Josephine Scott
Josephine Scott was an American woman, living in Philadelphia, who died tragically due to inadequate medical care, during and after trying to give birth, in 1974.[1] Modern commentators are highly critical of the medical care provided by William H. Parish.[2]
Scott had been born with dwarfism in Georgia, in 1849.[2] She grew up with ricketts. She had tried to give birth before Parish was called to her home.
In an article about the unequal medical treatment black mothers continue to receive to this day the Philadelphia Inquirer quoted Parish's highly colored comments about the house where she lived, and her intelligence, writing “Her stupidity was such that no satisfactory history of herself could be given.”[2]
Parish did not attempt to delivery her baby via a Caesearian Section. Nor did he take her to the Philadelphia Hospital, two blocks away. After she died of sepsis, four weeks later, Parish acquired her body, dissected her, published a detailed account of her pelvic anatomy, and donated her pelvic bones to the Obstetrical Society of Philadelphia.[2]
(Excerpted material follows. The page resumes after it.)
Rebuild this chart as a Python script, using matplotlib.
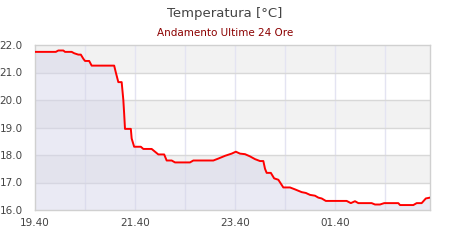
import matplotlib.pyplot as plt
import numpy as np

# ============================================
# DATA - minutes after 19:40, temperature in C
# ============================================
minutes = [0, 25, 28, 34, 36, 44, 47, 52, 55, 58, 60, 65, 68, 95, 97, 100, 104,
           106, 107, 108, 115, 116, 119, 127, 130, 140, 144, 148, 155, 158, 164,
           168, 186, 190, 214, 220, 228, 236, 241, 246, 252, 258, 264, 270, 274,
           276, 278, 283, 287, 292, 298, 306, 312, 320, 325, 330, 336, 340, 344,
           349, 374, 379, 384, 388, 404, 408, 414, 419, 436, 438, 454, 458, 464,
           469, 474]
temps = [21.75, 21.75, 21.8, 21.8, 21.75, 21.75, 21.7, 21.65, 21.65, 21.5, 21.42,
         21.42, 21.25, 21.25, 21.0, 20.65, 20.65, 20.0, 19.5, 18.95, 18.95, 18.6,
         18.3, 18.3, 18.22, 18.22, 18.12, 18.02, 18.02, 17.8, 17.8, 17.73, 17.73,
         17.8, 17.8, 17.87, 17.97, 18.05, 18.12, 18.05, 18.03, 17.95, 17.85, 17.78,
         17.78, 17.5, 17.35, 17.35, 17.15, 17.1, 16.82, 16.82, 16.75, 16.65, 16.62,
         16.55, 16.52, 16.45, 16.42, 16.33, 16.33, 16.25, 16.32, 16.25, 16.25,
         16.2, 16.2, 16.25, 16.25, 16.18, 16.18, 16.25, 16.25, 16.42, 16.45]
tick_minutes = [0, 120, 240, 360]
tick_labels = ['19.40', '21.40', '23.40', '01.40']
y_ticks = [16.0, 17.0, 18.0, 19.0, 20.0, 21.0, 22.0]

fig = plt.figure(figsize=(4.5, 2.4), dpi=100)
ax = fig.add_axes([35/450, 1 - 210/240, 395/450, 165/240])

# alternating horizontal bands
for lo in [17.0, 19.0, 21.0]:
    ax.axhspan(lo, lo + 1, color='#f2f2f2', zorder=0, lw=0)

# vertical grid every hour
for m in range(60, 474, 60):
    ax.axvline(m, color='#e4e4f2', lw=1, zorder=1)
for yv in y_ticks[1:-1]:
    ax.axhline(yv, color='#d8d8d8', lw=1, zorder=1)

ax.fill_between(minutes, temps, 16.0, color='#d6d6ea', alpha=0.5, lw=0, zorder=2)
ax.plot(minutes, temps, color='#ff0000', lw=1.4, zorder=3)

ax.set_xlim(0, 474)
ax.set_ylim(16.0, 22.0)
ax.set_xticks(tick_minutes)
ax.set_xticklabels(tick_labels)
ax.set_yticks(y_ticks)
ax.set_yticklabels([f'{v:.1f}' for v in y_ticks])
ax.tick_params(length=0, labelsize=7.5, colors='#444444', pad=6)
ax.tick_params(axis='y', pad=9)
for s in ax.spines.values():
    s.set_color('#d0d0d0')
    s.set_linewidth(1)

fig.text(0.5, 1 - 14/240, 'Temperatura [°C]', ha='center', va='center',
         fontsize=9.5, color='#444444')
fig.text(0.5, 1 - 33/240, 'Andamento Ultime 24 Ore', ha='center', va='center',
         fontsize=7.5, color='#8b0000')

plt.savefig('out.png', dpi=100)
An 1875 account of her case noted that she had undergone craniotomy operations, during earlier attempts to give birth.[1] Although the paper says the craniotomy, which usually means an operation to surgically remove part of the skull, was administered to her, in this case it refers to crushing her babies' skulls, with forceps, so the then dead children could be dragged through her birth canal, which was extremely narrow due to her childhood ricketts.
References
- ↑ 1.0 1.1 Joseph Taber Johnson (May 1875). "On some of the apparent peculiarities of parturition in the Negro race, with remarks on race pelves in general". Journal of Obstetrics. https://collections.nlm.nih.gov/pdf/nlm:nlmuid-101664828-bk. Retrieved 2022-10-28.
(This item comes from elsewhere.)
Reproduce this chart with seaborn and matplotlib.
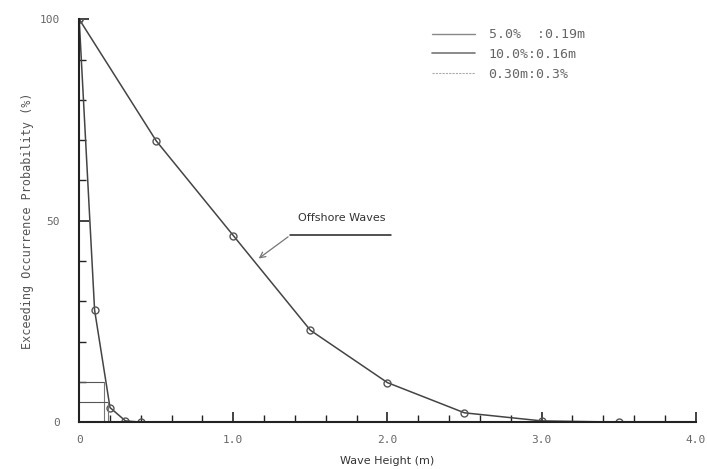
import matplotlib
matplotlib.use("Agg")
import matplotlib.pyplot as plt
from matplotlib.lines import Line2D
import seaborn as sns
import pandas as pd

# Data
offshore_h = [0.0, 0.5, 1.0, 1.5, 2.0, 2.5, 3.0, 3.5]
offshore_p = [100.0, 69.8, 46.3, 22.8, 9.8, 2.3, 0.3, 0.0]
nearshore_h = [0.0, 0.1, 0.2, 0.3, 0.4]
nearshore_p = [100.0, 27.8, 3.6, 0.3, 0.0]
ref_levels = [10.0, 5.0]
ref_heights = [0.16, 0.19]
legend_labels = ["5.0%  :0.19m", "10.0%:0.16m", "0.30m:0.3%"]
x_ticks = [0, 1, 2, 3, 4]
x_tick_labels = ["0", "1.0", "2.0", "3.0", "4.0"]
y_ticks = [0, 50, 100]
y_tick_labels = ["0", "50", "100"]
annot_text = "Offshore Waves"

sns.set_style("ticks")
plt.rcParams['font.family'] = ['DejaVu Sans']

fig = plt.figure(figsize=(7.07, 4.69), dpi=100)
ax = fig.add_axes([0.112, 0.1, 0.872, 0.859])

df_off = pd.DataFrame({"h": offshore_h, "p": offshore_p})
df_near = pd.DataFrame({"h": nearshore_h, "p": nearshore_p})

line_col = "#444444"
sns.lineplot(data=df_off, x="h", y="p", ax=ax, color=line_col, lw=1.1,
             marker="o", markersize=5, markerfacecolor="none",
             markeredgecolor="#555555", markeredgewidth=1.0)
sns.lineplot(data=df_near, x="h", y="p", ax=ax, color=line_col, lw=1.1,
             marker="o", markersize=5, markerfacecolor="none",
             markeredgecolor="#555555", markeredgewidth=1.0)

# reference lines
for lvl, hh in zip(ref_levels, ref_heights):
    ax.plot([0, hh], [lvl, lvl], color="#555555", lw=0.8)
    ax.plot([hh, hh], [0, lvl], color="#777777", lw=0.8)

ax.set_xlim(0, 4.0)
ax.set_ylim(0, 100)
ax.set_xticks(x_ticks)
ax.set_xticklabels(x_tick_labels, family="DejaVu Sans Mono", color="#666666", fontsize=8)
ax.set_yticks(y_ticks)
ax.set_yticklabels(y_tick_labels, family="DejaVu Sans Mono", color="#666666", fontsize=8)
ax.set_xticks([i * 0.2 for i in range(21)], minor=True)
ax.set_yticks([i * 10 for i in range(11)], minor=True)
ax.tick_params(axis="both", which="major", direction="in", length=7, width=1.2, color="#222222")
ax.tick_params(axis="both", which="minor", direction="in", length=5, width=1.0, color="#222222")
ax.tick_params(axis="y", which="major", pad=14)
ax.tick_params(axis="x", which="major", pad=9)

sns.despine(ax=ax)
for s in ["left", "bottom"]:
    ax.spines[s].set_linewidth(1.5)
    ax.spines[s].set_color("#222222")

ax.set_xlabel("Wave Height (m)", fontsize=8, color="#333333", labelpad=8)
ax.set_ylabel("Exceeding Occurrence Probability (%)", fontsize=8.5,
              family="DejaVu Sans Mono", color="#555555", labelpad=4)

# annotation
ax.plot([1.37, 2.02], [46.4, 46.4], color="#222222", lw=1.1)
ax.annotate("", xy=(1.15, 40.2), xytext=(1.37, 46.4),
            arrowprops=dict(arrowstyle="->", color="#777777", lw=0.9))
ax.text(1.42, 49.5, annot_text, fontsize=8, color="#333333", ha="left", va="bottom")

handles = [Line2D([], [], color="#888888", lw=1.0),
           Line2D([], [], color="#777777", lw=1.2),
           Line2D([], [], color="#aaaaaa", lw=0.8, ls=(0, (2, 1)))]
leg = ax.legend(handles, legend_labels, loc="upper left", bbox_to_anchor=(0.572, 0.977),
                frameon=False, prop={"family": "DejaVu Sans Mono", "size": 9.5},
                handlelength=3.3, labelspacing=0.5, handletextpad=1.0,
                borderpad=0, borderaxespad=0)
for t in leg.get_texts():
    t.set_color("#666666")

fig.savefig("out.png", dpi=100)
- ↑ 2.0 2.1 2.2 2.3 Layla A. Jones (2022-07-12). "When the water breaks:America’s maternal mortality crisis traces back to Philadelphia, home to the nation’s first delivery wards. From the start, Black people received unequal treatment and were exploited for science". Philadelphia Inquirer. Archived from the original on 2022-10-01. https://web.archive.org/web/20221012135931/https://www.inquirer.com/news/inq2/more-perfect-union-maternal-morbidity-philadelphia-medicine-history-racism-20220712.html. Retrieved 2022-10-28. "Sheela Athreya, an anthropologist who began her Ph.D. at Penn, feels similarly about museums like the one that inherited Scott’s pelvis."